The making, use, maintenance, repair, etc., of these kinds of stones is not as simple as most people seem to think (i get lots of e-mails asking where people can buy one). Craftsmen build their own setups, and the stones can vary in type and construction depending on what they are looking to do (and preference). Some are tempermental to temperature, some cant be soaked (but are ok with water being splashed on them), some only work with certain types of steels, etc. Also, the keeping flat can be odd if you've never seen it before. It can also be a source of great damage if not done properly.


----------



## mkriggen (Aug 25, 2013)

NICE! Now I want to see a video of you flattening it with... A HERRING!


----------



## JBroida (Aug 25, 2013)

lol... i just flattened it today... a few hours ago... its not fun


----------



## ecchef (Aug 25, 2013)

A slice from the world's biggest baumkuchen?


----------



## Baby Huey (Aug 25, 2013)

Wow that is a nice size hunk to ship from Japan.
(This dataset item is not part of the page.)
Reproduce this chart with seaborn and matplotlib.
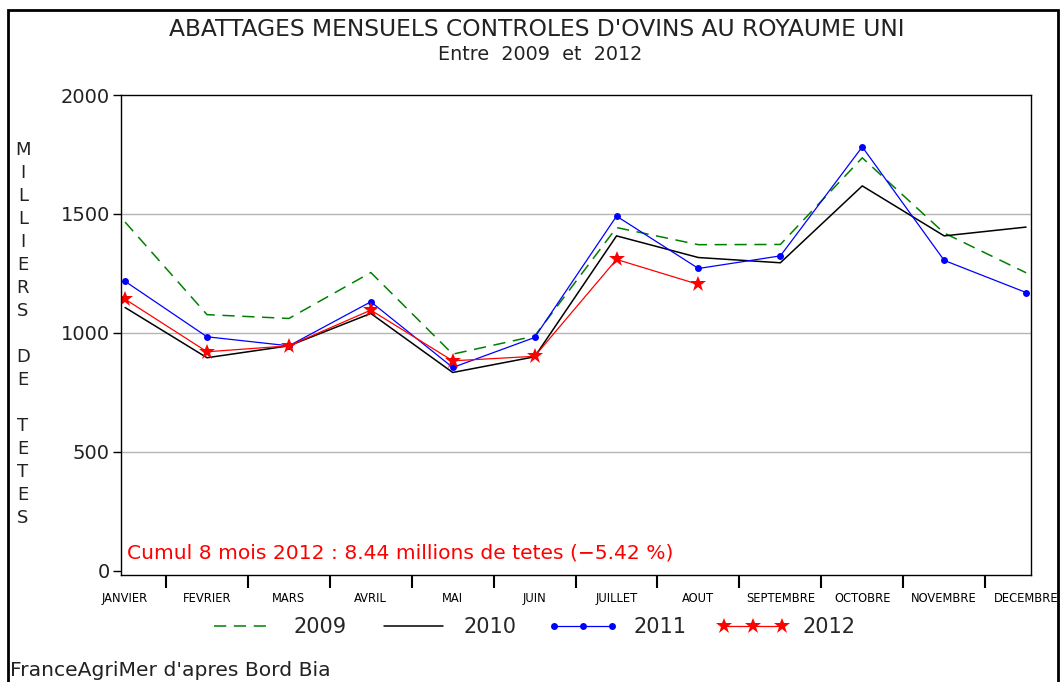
import numpy as np
import pandas as pd
import matplotlib
matplotlib.use("Agg")
import matplotlib.pyplot as plt
import seaborn as sns
from matplotlib.patches import Rectangle

# Data (milliers de tetes)
months = ["JANVIER", "FEVRIER", "MARS", "AVRIL", "MAI", "JUIN", "JUILLET",
          "AOUT", "SEPTEMBRE", "OCTOBRE", "NOVEMBRE", "DECEMBRE"]
y2009 = [1466, 1077, 1061, 1254, 911, 987, 1443, 1371, 1372, 1736, 1420, 1253]
y2010 = [1107, 896, 946, 1082, 834, 900, 1408, 1317, 1295, 1618, 1408, 1445]
y2011 = [1217, 984, 946, 1131, 855, 981, 1491, 1271, 1324, 1782, 1305, 1170]
y2012 = [1142, 921, 946, 1096, 883, 902, 1309, 1204]

W, H = 1061, 682
sns.set_style("white")
plt.rcParams['font.family'] = ['DejaVu Sans']

fig = plt.figure(figsize=(W / 100, H / 100), dpi=100)
ax = fig.add_axes([121 / W, 1 - 575 / H, 910 / W, 480 / H])

x = np.arange(len(months))
sns.lineplot(x=x, y=y2009, ax=ax, color="green", lw=1.1, dashes=False,
             linestyle=(0, (8, 5)), label="2009")
sns.lineplot(x=x, y=y2010, ax=ax, color="black", lw=1.1, label="2010")
sns.lineplot(x=x, y=y2011, ax=ax, color="blue", lw=0.9, marker="o",
             markersize=5, markeredgewidth=0, label="2011")
sns.lineplot(x=x[:len(y2012)], y=y2012, ax=ax, color="red", lw=0.9, marker="*",
             markersize=12, markeredgewidth=0, label="2012")

# axes
ax.set_xlim(-0.05, 11.06)
ax.set_ylim(-17, 2000)
ax.set_yticks([0, 500, 1000, 1500, 2000])
ax.set_yticklabels(["0", "500", "1000", "1500", "2000"], fontsize=14, color="#222222")
ax.tick_params(axis="y", direction="out", length=6, width=1, color="black", pad=2, left=True)
ax.set_xticks(x)
ax.set_xticklabels(months, fontsize=8.3, color="black")
ax.tick_params(axis="x", which="major", length=0, pad=12)
ax.set_xticks(x[:-1] + 0.5, minor=True)
ax.tick_params(axis="x", which="minor", direction="out", length=9, width=1.5,
               color="black", bottom=True)
for v in [500, 1000, 1500]:
    ax.axhline(v, color="#b4b4b4", lw=1, zorder=0)
for s in ax.spines.values():
    s.set_color("black")
    s.set_linewidth(1)
ax.set_xlabel("")
ax.set_ylabel("")

# legend
handles, labels = ax.get_legend_handles_labels()
ax.get_legend().remove()
fig.legend(handles, labels, loc="center", bbox_to_anchor=(532 / W, 1 - 627 / H),
           ncol=4, frameon=False, fontsize=15, handlelength=3.4, numpoints=3,
           columnspacing=1.5, handletextpad=0.7)

# texts
fig.text(537 / W, 1 - 30 / H, "ABATTAGES MENSUELS CONTROLES D'OVINS AU ROYAUME UNI",
         ha="center", va="center", fontsize=16.8, color="#222222")
fig.text(540 / W, 1 - 55 / H, "Entre  2009  et  2012", ha="center", va="center",
         fontsize=13.8, color="#222222")
fig.text(127 / W, 1 - 553 / H,
         "Cumul 8 mois 2012 : 8.44 millions de tetes (\u22125.42 %)",
         ha="left", va="center", fontsize=14.6, color="red")
fig.text(10 / W, 1 - 670 / H, "FranceAgriMer d'apres Bord Bia", ha="left",
         va="center", fontsize=14.6, color="#222222")
ylab = "\n".join(list("MILLIERS") + [""] + list("DE") + [""] + list("TETES"))
fig.text(23 / W, 1 - 334 / H, ylab, ha="center", va="center", fontsize=13,
         linespacing=1.36, color="#222222")

# outer frame
fig.patches.append(Rectangle((8 / W, -0.1), 1050 / W, 1.1 - 10 / H,
                             transform=fig.transFigure, fill=False,
                             edgecolor="black", lw=2))

fig.savefig("out.png", dpi=100)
Unless you put it in your carry-on....lol. Hope it sharpens many knives in your capable hands. Or are you going to cut it down to make many smaller stones?


----------



## JBroida (Aug 25, 2013)

That was in my checked luggage... along with a bunch of other really heavy stuff


----------



## mpukas (Aug 25, 2013)

mkriggen said:


> NICE! Now I want to see a video of you flattening it with... A HERRING!



+1 - The first thing that came to my mind was how are you gonna flatten that thing? Way cool!


----------



## JBroida (Aug 25, 2013)

its not the only huge stone i have... flattening is pretty easy... just time consuming


----------



## chinacats (Aug 25, 2013)

I'd hate to have to carry your luggage. Looks like fun!


----------